→ Instructions for the task
All lines in the records below from the line with "Reproduce this chart with matplotlib." through the line with "import matplotlib.pyplot as plt" are to be given again exactly, both ends included; the pictures are to be left out.

_ _ _ _ _ _ _

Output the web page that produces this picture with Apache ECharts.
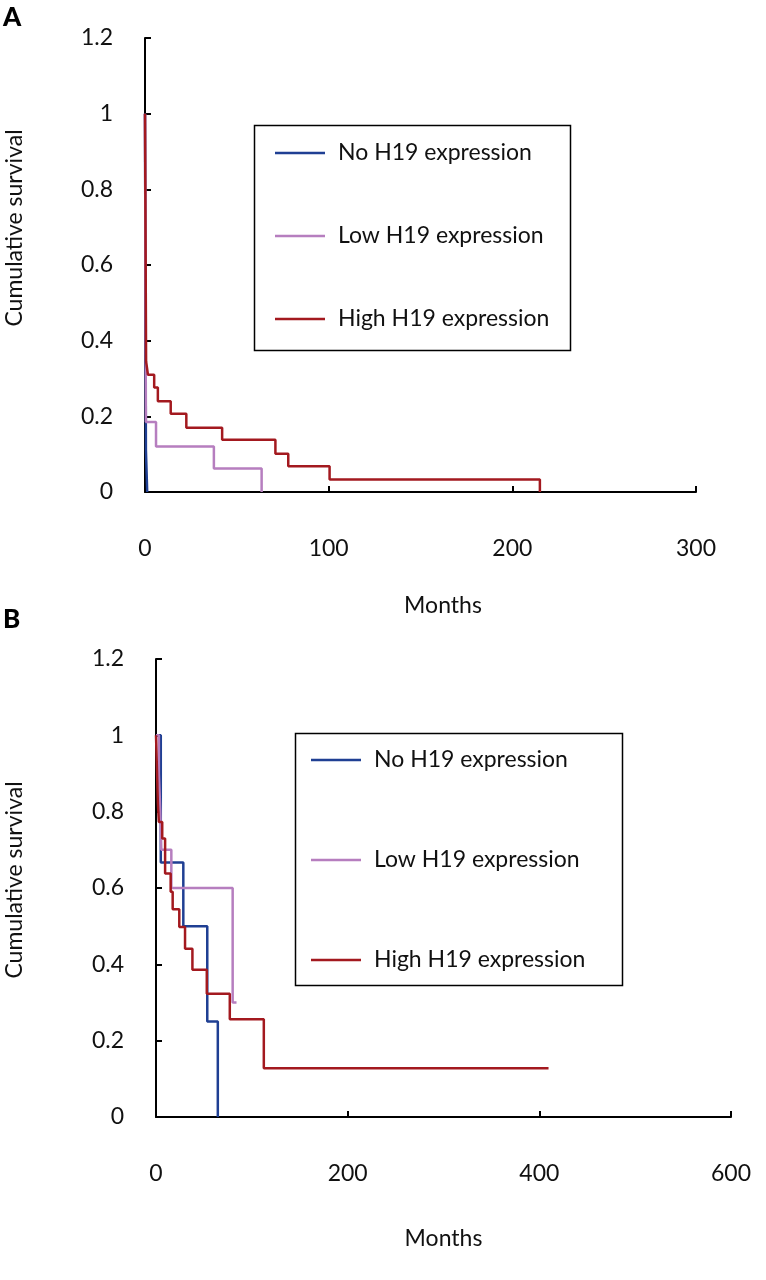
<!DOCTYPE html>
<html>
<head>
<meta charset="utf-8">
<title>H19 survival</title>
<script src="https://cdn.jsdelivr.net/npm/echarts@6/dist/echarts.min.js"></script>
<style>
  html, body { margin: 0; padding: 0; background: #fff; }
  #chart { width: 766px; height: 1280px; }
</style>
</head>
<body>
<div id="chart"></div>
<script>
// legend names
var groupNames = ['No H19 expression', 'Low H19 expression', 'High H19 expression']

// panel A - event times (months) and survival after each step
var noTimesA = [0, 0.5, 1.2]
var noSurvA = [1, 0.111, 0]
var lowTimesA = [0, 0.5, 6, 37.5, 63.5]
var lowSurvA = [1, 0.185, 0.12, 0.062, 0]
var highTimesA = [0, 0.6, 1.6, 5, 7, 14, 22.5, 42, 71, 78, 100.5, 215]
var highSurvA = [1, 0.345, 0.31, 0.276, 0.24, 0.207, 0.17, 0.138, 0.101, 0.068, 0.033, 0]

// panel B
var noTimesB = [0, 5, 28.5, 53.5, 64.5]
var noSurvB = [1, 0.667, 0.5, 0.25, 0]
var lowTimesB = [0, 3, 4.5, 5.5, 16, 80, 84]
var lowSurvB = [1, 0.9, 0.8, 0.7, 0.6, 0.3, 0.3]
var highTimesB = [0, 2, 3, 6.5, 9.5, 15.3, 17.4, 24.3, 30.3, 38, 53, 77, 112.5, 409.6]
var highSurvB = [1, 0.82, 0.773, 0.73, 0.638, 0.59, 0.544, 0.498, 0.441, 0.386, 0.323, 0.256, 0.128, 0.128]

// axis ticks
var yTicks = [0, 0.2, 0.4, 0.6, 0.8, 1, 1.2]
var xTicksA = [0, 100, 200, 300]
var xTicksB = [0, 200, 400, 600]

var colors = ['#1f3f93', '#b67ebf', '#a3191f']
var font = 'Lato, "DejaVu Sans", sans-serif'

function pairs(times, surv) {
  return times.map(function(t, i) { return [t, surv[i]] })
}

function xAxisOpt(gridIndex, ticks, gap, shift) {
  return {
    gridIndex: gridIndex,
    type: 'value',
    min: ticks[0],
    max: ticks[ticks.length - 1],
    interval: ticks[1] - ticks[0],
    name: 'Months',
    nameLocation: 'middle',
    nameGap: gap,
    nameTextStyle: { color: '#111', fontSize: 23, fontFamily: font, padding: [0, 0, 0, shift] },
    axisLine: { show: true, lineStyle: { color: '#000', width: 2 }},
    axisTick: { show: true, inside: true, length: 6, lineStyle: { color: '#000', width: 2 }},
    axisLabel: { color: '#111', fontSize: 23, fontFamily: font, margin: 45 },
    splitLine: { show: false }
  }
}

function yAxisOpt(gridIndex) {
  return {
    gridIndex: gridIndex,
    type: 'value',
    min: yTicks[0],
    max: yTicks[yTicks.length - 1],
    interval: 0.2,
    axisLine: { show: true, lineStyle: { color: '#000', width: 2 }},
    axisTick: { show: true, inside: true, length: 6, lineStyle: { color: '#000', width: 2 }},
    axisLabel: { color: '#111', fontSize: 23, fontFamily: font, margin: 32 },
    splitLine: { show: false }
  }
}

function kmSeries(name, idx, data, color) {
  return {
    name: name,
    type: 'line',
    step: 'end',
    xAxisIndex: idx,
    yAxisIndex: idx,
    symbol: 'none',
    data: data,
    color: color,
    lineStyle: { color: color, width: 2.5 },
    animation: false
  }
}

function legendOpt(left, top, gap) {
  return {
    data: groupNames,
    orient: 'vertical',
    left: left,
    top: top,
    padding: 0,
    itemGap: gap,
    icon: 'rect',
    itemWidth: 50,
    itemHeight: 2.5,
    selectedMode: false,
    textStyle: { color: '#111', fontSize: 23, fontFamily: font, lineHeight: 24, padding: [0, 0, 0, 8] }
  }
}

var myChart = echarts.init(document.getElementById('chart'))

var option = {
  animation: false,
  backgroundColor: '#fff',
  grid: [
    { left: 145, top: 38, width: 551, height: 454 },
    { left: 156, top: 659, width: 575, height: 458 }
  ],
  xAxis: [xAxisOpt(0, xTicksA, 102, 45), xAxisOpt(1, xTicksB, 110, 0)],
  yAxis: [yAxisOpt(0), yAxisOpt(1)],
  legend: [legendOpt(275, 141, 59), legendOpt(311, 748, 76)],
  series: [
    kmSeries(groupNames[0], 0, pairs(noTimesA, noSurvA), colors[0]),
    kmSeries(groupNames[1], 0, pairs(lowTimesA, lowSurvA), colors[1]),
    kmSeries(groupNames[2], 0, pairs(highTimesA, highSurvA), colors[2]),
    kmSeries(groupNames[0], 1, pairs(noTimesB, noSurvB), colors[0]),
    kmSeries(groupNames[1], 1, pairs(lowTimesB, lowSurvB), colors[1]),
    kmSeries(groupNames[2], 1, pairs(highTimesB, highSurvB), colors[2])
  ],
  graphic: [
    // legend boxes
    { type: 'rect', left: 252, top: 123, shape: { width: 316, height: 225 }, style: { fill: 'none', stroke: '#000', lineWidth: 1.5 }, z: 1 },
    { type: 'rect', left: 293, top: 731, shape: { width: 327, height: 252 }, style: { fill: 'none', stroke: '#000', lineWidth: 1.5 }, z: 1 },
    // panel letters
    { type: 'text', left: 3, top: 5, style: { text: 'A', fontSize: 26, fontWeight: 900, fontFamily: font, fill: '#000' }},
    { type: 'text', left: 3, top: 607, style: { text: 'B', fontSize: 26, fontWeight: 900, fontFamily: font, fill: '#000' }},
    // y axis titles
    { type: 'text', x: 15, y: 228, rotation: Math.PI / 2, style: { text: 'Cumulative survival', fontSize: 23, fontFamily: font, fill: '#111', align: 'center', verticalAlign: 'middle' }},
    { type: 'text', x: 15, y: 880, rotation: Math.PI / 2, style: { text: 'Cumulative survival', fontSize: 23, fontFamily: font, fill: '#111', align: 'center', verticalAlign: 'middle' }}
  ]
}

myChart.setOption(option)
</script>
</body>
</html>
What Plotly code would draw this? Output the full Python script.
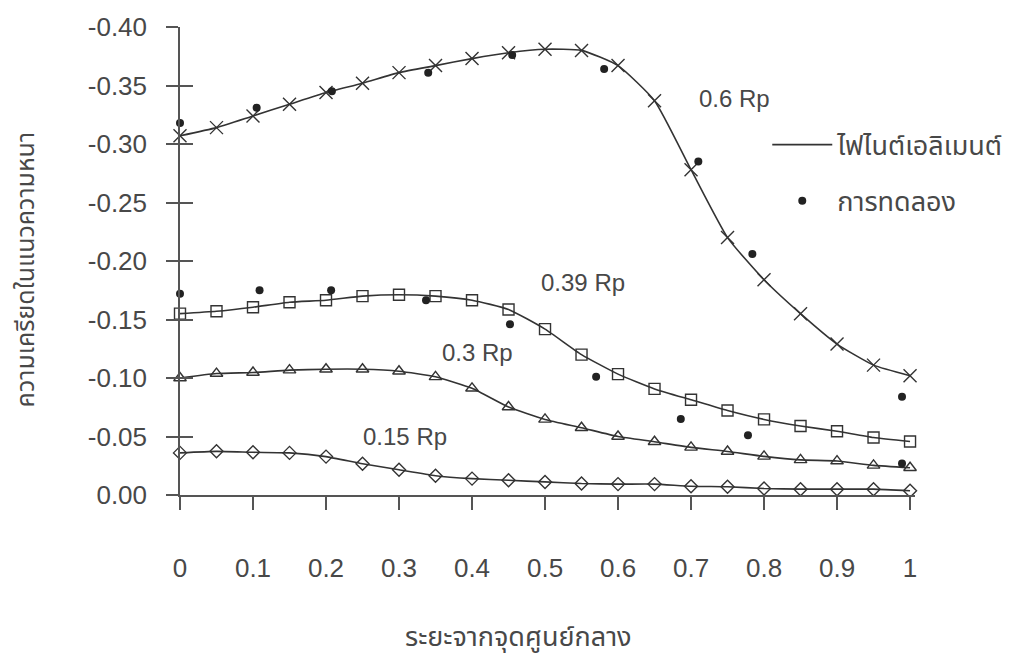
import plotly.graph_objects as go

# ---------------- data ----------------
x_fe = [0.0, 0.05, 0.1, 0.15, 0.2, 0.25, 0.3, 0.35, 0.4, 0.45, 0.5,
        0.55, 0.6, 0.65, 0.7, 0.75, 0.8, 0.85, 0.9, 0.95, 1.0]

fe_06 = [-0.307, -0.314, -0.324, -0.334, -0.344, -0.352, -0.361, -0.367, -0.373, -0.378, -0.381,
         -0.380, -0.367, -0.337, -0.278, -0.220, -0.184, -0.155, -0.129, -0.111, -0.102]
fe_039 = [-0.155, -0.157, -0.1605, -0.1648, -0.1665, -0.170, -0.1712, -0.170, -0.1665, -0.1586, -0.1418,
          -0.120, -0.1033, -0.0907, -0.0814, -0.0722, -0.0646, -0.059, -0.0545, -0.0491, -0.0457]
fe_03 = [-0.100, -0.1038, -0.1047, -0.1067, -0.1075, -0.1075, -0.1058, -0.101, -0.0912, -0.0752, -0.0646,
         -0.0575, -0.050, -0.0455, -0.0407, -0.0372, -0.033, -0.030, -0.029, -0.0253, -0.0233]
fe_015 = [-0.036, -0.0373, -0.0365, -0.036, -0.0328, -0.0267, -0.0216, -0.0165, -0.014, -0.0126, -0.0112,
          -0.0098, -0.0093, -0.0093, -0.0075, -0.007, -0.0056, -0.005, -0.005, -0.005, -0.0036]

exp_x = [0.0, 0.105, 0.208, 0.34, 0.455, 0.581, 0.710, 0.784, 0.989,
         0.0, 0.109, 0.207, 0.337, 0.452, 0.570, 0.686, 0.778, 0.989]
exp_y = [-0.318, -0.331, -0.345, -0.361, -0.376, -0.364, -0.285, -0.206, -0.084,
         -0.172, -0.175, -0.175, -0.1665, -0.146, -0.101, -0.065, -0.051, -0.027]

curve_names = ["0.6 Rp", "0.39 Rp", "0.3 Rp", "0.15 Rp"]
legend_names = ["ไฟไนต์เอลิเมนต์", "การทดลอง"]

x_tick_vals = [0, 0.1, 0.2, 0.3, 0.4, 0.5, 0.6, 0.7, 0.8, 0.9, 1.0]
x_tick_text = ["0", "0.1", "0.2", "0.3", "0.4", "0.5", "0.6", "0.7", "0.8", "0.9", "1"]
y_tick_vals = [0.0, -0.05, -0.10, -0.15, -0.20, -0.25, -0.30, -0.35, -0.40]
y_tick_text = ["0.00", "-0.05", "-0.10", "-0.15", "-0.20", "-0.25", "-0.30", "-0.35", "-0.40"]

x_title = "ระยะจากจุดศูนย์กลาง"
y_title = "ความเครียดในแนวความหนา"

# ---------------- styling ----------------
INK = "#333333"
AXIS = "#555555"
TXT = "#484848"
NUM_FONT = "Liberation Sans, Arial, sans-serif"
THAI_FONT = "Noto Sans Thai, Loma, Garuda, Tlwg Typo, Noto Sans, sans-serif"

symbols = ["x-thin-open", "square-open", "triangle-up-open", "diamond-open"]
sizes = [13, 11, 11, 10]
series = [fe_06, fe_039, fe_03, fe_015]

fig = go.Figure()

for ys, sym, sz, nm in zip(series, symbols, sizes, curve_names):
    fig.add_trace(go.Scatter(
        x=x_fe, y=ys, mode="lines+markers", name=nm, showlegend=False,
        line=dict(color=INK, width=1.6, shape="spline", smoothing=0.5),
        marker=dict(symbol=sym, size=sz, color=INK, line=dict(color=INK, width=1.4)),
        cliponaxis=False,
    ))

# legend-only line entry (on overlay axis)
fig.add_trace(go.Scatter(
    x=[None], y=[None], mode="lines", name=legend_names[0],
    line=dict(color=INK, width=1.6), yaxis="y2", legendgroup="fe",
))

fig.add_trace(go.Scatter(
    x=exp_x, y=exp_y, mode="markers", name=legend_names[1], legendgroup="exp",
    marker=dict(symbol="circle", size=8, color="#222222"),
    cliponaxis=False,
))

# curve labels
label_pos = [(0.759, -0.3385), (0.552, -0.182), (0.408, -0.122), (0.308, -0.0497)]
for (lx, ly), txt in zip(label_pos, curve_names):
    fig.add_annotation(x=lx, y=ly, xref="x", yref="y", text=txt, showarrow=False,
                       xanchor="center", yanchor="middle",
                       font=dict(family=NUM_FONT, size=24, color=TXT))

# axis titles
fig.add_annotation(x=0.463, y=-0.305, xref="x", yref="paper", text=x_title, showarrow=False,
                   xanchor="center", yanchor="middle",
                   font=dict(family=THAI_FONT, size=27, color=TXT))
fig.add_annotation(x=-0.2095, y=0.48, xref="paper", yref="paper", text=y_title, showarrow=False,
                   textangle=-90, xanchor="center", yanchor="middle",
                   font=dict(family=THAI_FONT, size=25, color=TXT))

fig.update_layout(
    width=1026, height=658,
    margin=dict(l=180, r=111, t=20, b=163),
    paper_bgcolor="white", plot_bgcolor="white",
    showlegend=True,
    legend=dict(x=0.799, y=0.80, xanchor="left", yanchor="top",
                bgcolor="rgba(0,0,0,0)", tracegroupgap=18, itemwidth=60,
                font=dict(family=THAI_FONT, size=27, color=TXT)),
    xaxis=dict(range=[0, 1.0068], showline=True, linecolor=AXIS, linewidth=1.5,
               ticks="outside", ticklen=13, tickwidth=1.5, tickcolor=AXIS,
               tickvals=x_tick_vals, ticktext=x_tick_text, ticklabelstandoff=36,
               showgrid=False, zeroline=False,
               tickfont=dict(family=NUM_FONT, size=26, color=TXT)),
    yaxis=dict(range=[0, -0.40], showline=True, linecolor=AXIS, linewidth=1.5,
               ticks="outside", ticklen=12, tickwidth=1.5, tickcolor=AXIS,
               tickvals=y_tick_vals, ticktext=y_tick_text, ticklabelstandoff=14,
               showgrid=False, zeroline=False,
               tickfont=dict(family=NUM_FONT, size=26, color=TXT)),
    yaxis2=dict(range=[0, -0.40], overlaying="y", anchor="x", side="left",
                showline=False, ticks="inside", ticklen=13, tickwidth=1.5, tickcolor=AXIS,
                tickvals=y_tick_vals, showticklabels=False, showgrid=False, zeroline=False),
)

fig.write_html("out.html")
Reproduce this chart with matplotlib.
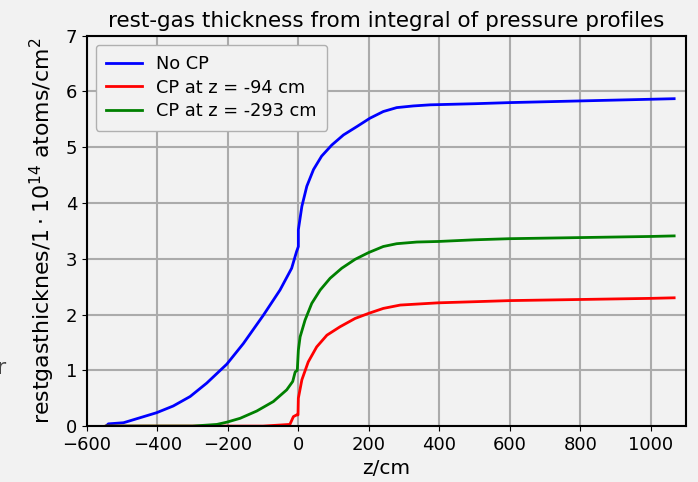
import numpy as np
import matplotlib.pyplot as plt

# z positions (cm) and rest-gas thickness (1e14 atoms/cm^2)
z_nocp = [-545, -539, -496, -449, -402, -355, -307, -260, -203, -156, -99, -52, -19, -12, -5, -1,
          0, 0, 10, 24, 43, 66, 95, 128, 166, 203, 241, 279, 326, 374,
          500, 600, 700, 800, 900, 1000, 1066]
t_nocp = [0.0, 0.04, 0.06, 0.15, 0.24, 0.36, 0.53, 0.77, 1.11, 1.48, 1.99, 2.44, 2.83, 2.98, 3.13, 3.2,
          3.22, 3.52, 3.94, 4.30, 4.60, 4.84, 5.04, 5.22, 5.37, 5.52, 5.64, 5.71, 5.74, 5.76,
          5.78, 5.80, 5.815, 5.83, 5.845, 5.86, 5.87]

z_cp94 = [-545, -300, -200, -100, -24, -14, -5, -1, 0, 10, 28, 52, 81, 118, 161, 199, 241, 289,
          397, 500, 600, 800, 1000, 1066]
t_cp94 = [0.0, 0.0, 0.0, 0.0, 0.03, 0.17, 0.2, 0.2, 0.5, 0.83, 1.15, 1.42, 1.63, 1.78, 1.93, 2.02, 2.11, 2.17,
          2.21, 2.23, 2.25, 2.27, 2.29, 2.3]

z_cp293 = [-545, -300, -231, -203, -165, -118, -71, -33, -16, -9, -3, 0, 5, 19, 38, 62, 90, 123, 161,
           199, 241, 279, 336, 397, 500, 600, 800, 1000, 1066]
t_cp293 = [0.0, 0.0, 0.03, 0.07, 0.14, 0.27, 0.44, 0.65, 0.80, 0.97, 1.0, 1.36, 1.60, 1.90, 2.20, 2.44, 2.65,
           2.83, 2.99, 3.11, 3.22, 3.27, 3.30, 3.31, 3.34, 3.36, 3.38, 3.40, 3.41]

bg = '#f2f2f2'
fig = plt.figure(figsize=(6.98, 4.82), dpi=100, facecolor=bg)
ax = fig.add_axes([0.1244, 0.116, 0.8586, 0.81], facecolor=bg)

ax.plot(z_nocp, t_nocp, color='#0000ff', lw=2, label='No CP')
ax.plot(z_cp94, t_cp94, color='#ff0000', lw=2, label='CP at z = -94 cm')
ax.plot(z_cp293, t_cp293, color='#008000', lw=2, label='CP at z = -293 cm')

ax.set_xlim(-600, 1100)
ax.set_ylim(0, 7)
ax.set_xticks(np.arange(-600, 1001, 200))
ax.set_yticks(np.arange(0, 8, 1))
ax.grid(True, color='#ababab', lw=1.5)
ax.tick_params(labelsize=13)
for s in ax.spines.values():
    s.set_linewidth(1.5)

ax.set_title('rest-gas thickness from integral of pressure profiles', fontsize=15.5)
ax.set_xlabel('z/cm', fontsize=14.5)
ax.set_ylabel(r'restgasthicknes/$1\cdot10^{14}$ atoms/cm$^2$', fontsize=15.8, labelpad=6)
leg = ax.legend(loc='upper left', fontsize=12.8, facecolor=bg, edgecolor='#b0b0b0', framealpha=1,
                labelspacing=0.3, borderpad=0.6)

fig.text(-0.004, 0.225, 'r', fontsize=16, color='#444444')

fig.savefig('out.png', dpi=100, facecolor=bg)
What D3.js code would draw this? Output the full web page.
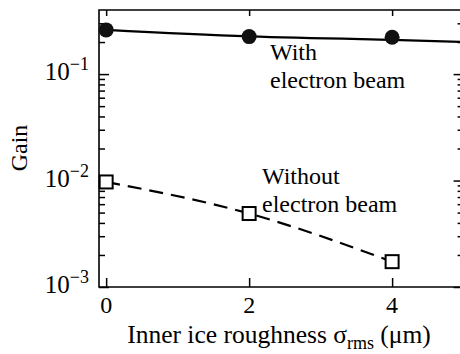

_ _ _ _ _ _ _

→ Output for this exercise
Reproduce this chart with matplotlib.
import numpy as np
import matplotlib.pyplot as plt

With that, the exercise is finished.